I am confident that I speak for all the members of the Security Council when I say, Mr. Secretary-General, that we in the Council are impressed by the commitment and insight which you have brought to your task. We especially appreciate your incisive observations and carefully structured recommendations, and highly commend your efforts in preparing this report. The recommendations you made in the report are indeed concrete and comprehensive, and provide us with ample basis for our discussion as to how we can best contribute to the peace, stability and prosperity of the African continent.
It is my intention, as President of the Security Council, to request that Council members study the report carefully and thoroughly, and then to convene a formal meeting of the Security Council on 24 April 1998 to discuss the report. I would invite other Members and observers of the United Nations wishing to do so also to participate in that discussion.
On this occasion, I should like to state that the Security Council reaffirms its intention to review promptly the recommendations of the Secretary-General with a view to taking steps consistent with its responsibilities under the Charter of the United Nations.
Once again, Mr.

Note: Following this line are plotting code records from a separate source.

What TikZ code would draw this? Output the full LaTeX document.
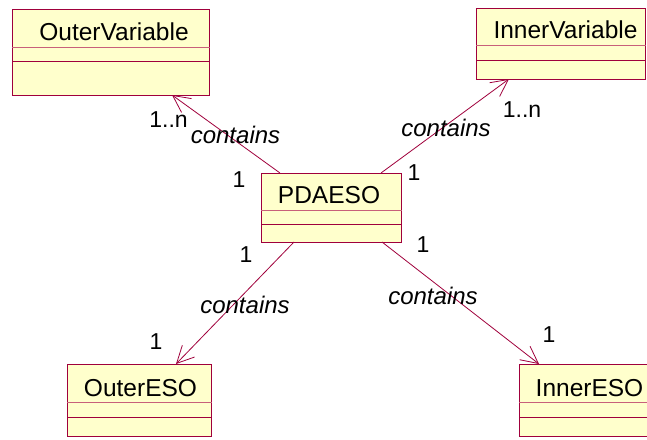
\documentclass[tikz,border=0pt]{standalone}
\usepackage{fontspec}
\setmainfont{Liberation Sans}
\usetikzlibrary{arrows.meta}
\definecolor{umlline}{HTML}{A0003C}
\definecolor{umldiv}{HTML}{C8607A}
\definecolor{umlfill}{HTML}{FFFFCC}
\begin{document}
\begin{tikzpicture}[x=1pt,y=-1pt,
  classbox/.style={draw=umlline, fill=umlfill, line width=1.3pt, rectangle, inner sep=0pt, anchor=north west},
  divlight/.style={draw=umldiv, line width=1pt},
  divdark/.style={draw=umlline, line width=1pt},
  classname/.style={font=\fontsize{24.5}{29}\selectfont, anchor=base, inner sep=0pt},
  lbl/.style={font=\fontsize{23}{27}\selectfont, anchor=base, inner sep=0pt},
  rolelbl/.style={font=\fontsize{24}{28}\selectfont\itshape, anchor=base, inner sep=0pt},
  assoc/.style={draw=umlline, line width=0.8pt, -{Straight Barb[length=17pt,width=17pt,line width=0.8pt]}}]
\useasboundingbox (0,0) rectangle (647,439);
\clip (0,0) rectangle (647,439);
\fill[white] (0,0) rectangle (647,439);

% class boxes
\node[classbox, minimum width=197pt, minimum height=86pt] (ov) at (12,9) {};
\draw[divlight] ([yshift=-38pt]ov.north west) -- ([yshift=-38pt]ov.north east);
\draw[divdark] ([yshift=-52pt]ov.north west) -- ([yshift=-52pt]ov.north east);
\node[classname] (ovt) at (114,40) {OuterVariable};

\node[classbox, minimum width=169pt, minimum height=71pt] (iv) at (476,8) {};
\draw[divlight] ([yshift=-37pt]iv.north west) -- ([yshift=-37pt]iv.north east);
\draw[divdark] ([yshift=-52pt]iv.north west) -- ([yshift=-52pt]iv.north east);
\node[classname] (ivt) at (565.5,38) {InnerVariable};

\node[classbox, minimum width=140pt, minimum height=69pt] (pda) at (261,173) {};
\draw[divlight] ([yshift=-37pt]pda.north west) -- ([yshift=-37pt]pda.north east);
\draw[divdark] ([yshift=-51pt]pda.north west) -- ([yshift=-51pt]pda.north east);
\node[classname] (pdat) at (329,203) {PDAESO};

\node[classbox, minimum width=144pt, minimum height=72pt] (oe) at (67,364) {};
\draw[divlight] ([yshift=-38pt]oe.north west) -- ([yshift=-38pt]oe.north east);
\draw[divdark] ([yshift=-53pt]oe.north west) -- ([yshift=-53pt]oe.north east);
\node[classname] (oet) at (140.5,396) {OuterESO};

\node[classbox, minimum width=135pt, minimum height=72pt] (ie) at (519,364) {};
\draw[divlight] ([yshift=-38pt]ie.north west) -- ([yshift=-38pt]ie.north east);
\draw[divdark] ([yshift=-53pt]ie.north west) -- ([yshift=-53pt]ie.north east);
\node[classname] (iet) at (589.5,396) {InnerESO};

% connector end points on the box edges
\coordinate (pdaA) at (280,173);
\coordinate (ovA) at (172,95);
\coordinate (pdaB) at (381,173);
\coordinate (ivB) at (509,79);
\coordinate (pdaC) at (294,242);
\coordinate (oeC) at (176,364);
\coordinate (pdaD) at (382,242);
\coordinate (ieD) at (539,364);

\draw[assoc] (pdaA) -- (ovA);
\draw[assoc] (pdaB) -- (ivB);
\draw[assoc] (pdaC) -- (oeC);
\draw[assoc] (pdaD) -- (ieD);

% labels
\node[lbl] (m1) at (168.5,127) {1..n};
\node[rolelbl] (r1) at (235.5,143) {contains};
\node[lbl] (m2) at (239,187) {1};

\node[rolelbl] (r2) at (446,136) {contains};
\node[lbl] (m3) at (522,117) {1..n};
\node[lbl] (m4) at (414,180) {1};

\node[lbl] (m5) at (246,262) {1};
\node[rolelbl] (r3) at (245,313) {contains};
\node[lbl] (m6) at (156,349) {1};

\node[lbl] (m7) at (423,252) {1};
\node[rolelbl] (r4) at (433,304) {contains};
\node[lbl] (m8) at (549,342) {1};
\end{tikzpicture}
\end{document}
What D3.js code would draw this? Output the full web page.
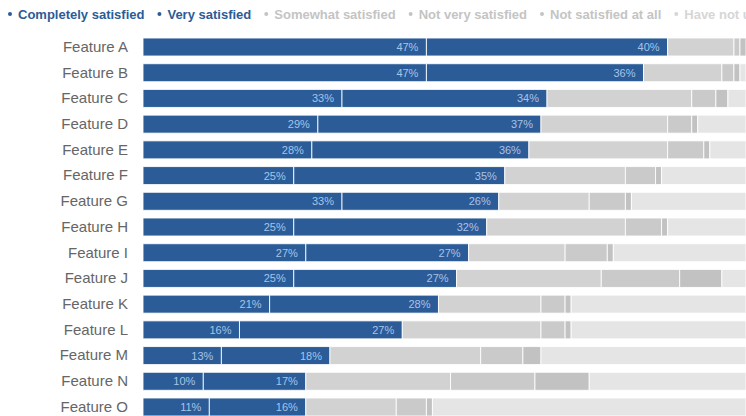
<!DOCTYPE html>
<html>
<head>
<meta charset="utf-8">
<script src="https://cdn.jsdelivr.net/npm/d3@7"></script>
<style>
html,body{margin:0;padding:0;background:#fff;}
svg{display:block;font-family:"Liberation Sans",Arial,sans-serif;}
</style>
</head>
<body>
<svg id="chart" width="746" height="416"></svg>
<script>
const categories = ["Feature A","Feature B","Feature C","Feature D","Feature E","Feature F","Feature G","Feature H","Feature I","Feature J","Feature K","Feature L","Feature M","Feature N","Feature O"];
const seriesNames = ["Completely satisfied","Very satisfied","Somewhat satisfied","Not very satisfied","Not satisfied at all","Have not used"];
const completely = [47,47,33,29,28,25,33,25,27,25,21,16,13,10,11];
const very       = [40,36,34,37,36,35,26,32,27,27,28,27,18,17,16];
const somewhat   = [11,13,24,21,23,20,15,23,16,24,17,23,25,24,15];
const notVery    = [1,2,4,4,6,5,6,6,7,13,4,4,7,14,5];
const notAtAll   = [1,1,2,1,1,1,1,1,1,7,1,1,3,9,1];
const notUsed    = [0,1,3,8,6,14,19,13,22,4,29,29,34,26,52];
const colors = ["#2b5c97","#2b5c97","#d2d2d2","#cacaca","#c2c2c2","#e5e5e5"];
const legendText = ["#2b5c97","#2b5c97","#c4c4c4","#c4c4c4","#c4c4c4","#d6d6d6"];

const series = [completely, very, somewhat, notVery, notAtAll, notUsed];
const rows = categories.map((c,i)=>{
  const o={cat:c};
  seriesNames.forEach((s,j)=>o[s]=series[j][i]);
  return o;
});
const stacked = d3.stack().keys(seriesNames)(rows);

const svg = d3.select("#chart");
const x = d3.scaleLinear().domain([0,100]).range([143,746]);
const y = d3.scaleBand().domain(categories).range([34.15,419.85]).paddingInner(0.3).paddingOuter(0.15);

const layers = svg.append("g").selectAll("g").data(stacked).join("g")
  .attr("fill",(d,i)=>colors[i]);
layers.selectAll("rect").data(d=>d).join("rect")
  .attr("x",d=>x(d[0]))
  .attr("y",d=>y(d.data.cat))
  .attr("width",d=>Math.max(0,x(d[1])-x(d[0])))
  .attr("height",y.bandwidth())
  .attr("stroke","#ffffff")
  .attr("stroke-opacity",0.85)
  .attr("stroke-width",1);

// labels on blue segments
stacked.slice(0,2).forEach(layer=>{
  svg.append("g").selectAll("text").data(layer).join("text")
    .attr("x",d=>x(d[1])-8)
    .attr("y",d=>y(d.data.cat)+y.bandwidth()/2)
    .attr("dy","0.36em")
    .attr("text-anchor","end")
    .attr("font-size",11)
    .attr("fill","#a7c3e8")
    .text(d=>(d[1]-d[0])+"%");
});

// category axis
const yAxis = svg.append("g").attr("transform","translate(128,0)")
  .call(d3.axisLeft(y).tickSize(0).tickPadding(0));
yAxis.select(".domain").remove();
yAxis.selectAll("text").attr("font-size",15).attr("fill","#666")
  .attr("font-family","'Liberation Sans',Arial,sans-serif");

// legend
const leg = svg.append("g");
let lx = 10;
seriesNames.forEach((s,i)=>{
  const g = leg.append("g");
  g.append("circle").attr("cx",lx).attr("cy",14).attr("r",2).attr("fill",legendText[i]);
  const t = g.append("text").attr("x",lx+8).attr("y",14).attr("dy","0.35em")
    .attr("font-size",13).attr("font-weight","bold").attr("fill",legendText[i]).text(s);
  lx = lx + 8 + t.node().getComputedTextLength() + 15;
});
</script>
</body>
</html>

Secretary-General, thank you for coming to this formal meeting of the Council and presenting your report to its members, in the presence of the general membership of the United Nations.
In accordance with the understanding reached in the Council’s prior consultations, the Security Council will continue its consideration of the item on its agenda at a meeting to be held at 10 a.m. on 24 April 1998, at which there will be an open debate on the report of the Secretary-General.